Special Drawing Rights
- September 2, 2021
- Posted by: OptimizeIAS Team
- Category: DPN Topics
No Comments
Special Drawing Rights
Subject – Economy
Context – IMF allocates 12.57 billion SDRs to India.
Concept –
- The SDR is an international reserve asset, created by the International Monetary Fund (IMF) in 1969 to supplement its member countries’ official reserves.
- The SDR is neither a currency nor a claim on the IMF. Rather, it is a potential claim on the freely usable currencies of IMF members. SDRs can be exchanged for these currencies.
- The value of the SDR is calculated from a weighted basket of major currencies, including the U.S. dollar, the euro, Japanese yen, Chinese yuan, and British pound.
- The interest rate on SDRs or SDRi is the interest paid to members on their SDR holdings.
International Monetary Fund
- IMF is an organization working to foster global monetary cooperation, secure financial stability, facilitate international trade, promote high employment and sustainable economic growth, and reduce poverty around the world.
- Created in 1945, the IMF is governed by and accountable to the 189 countries that make up its near-global membership.
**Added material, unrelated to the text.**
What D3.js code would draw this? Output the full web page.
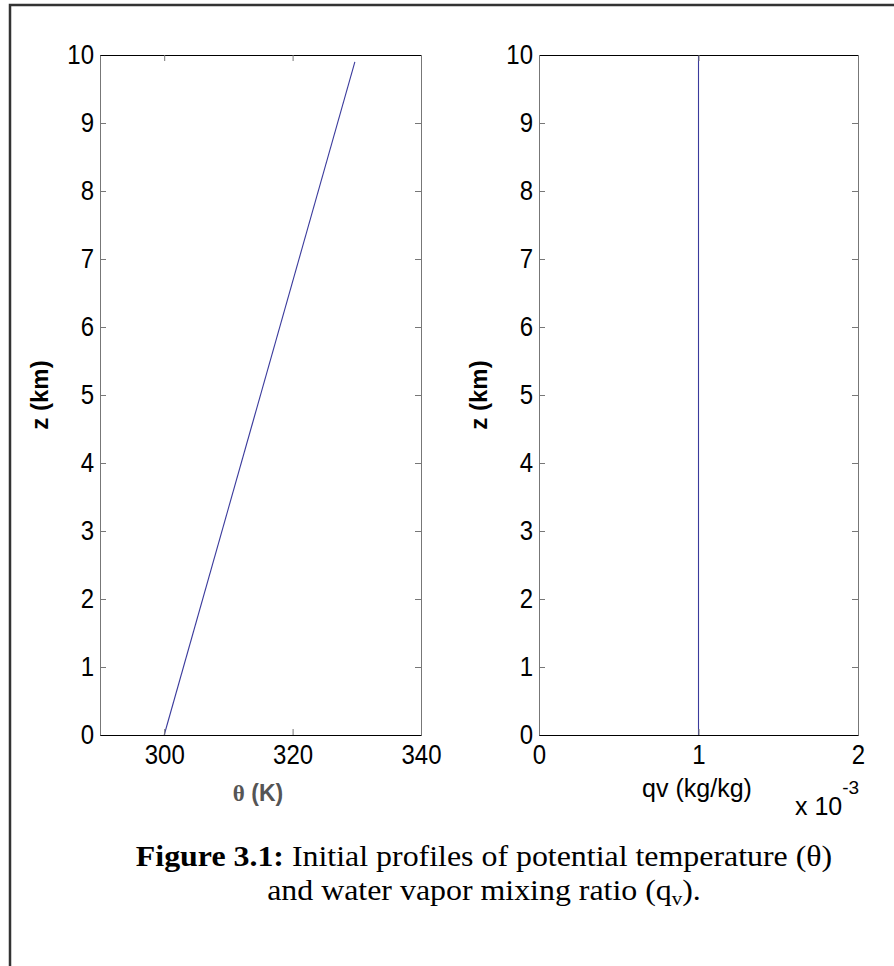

India Joined on December 27, 1945.
- The IMF’s primary purpose is to ensure the stability of the international monetary system—the system of exchange rates and international payments that enables countries (and their citizens) to transact with each other.
- The Fund’s mandate was updated in 2012 to include all macroeconomic and financial sector issues that bear on global stability.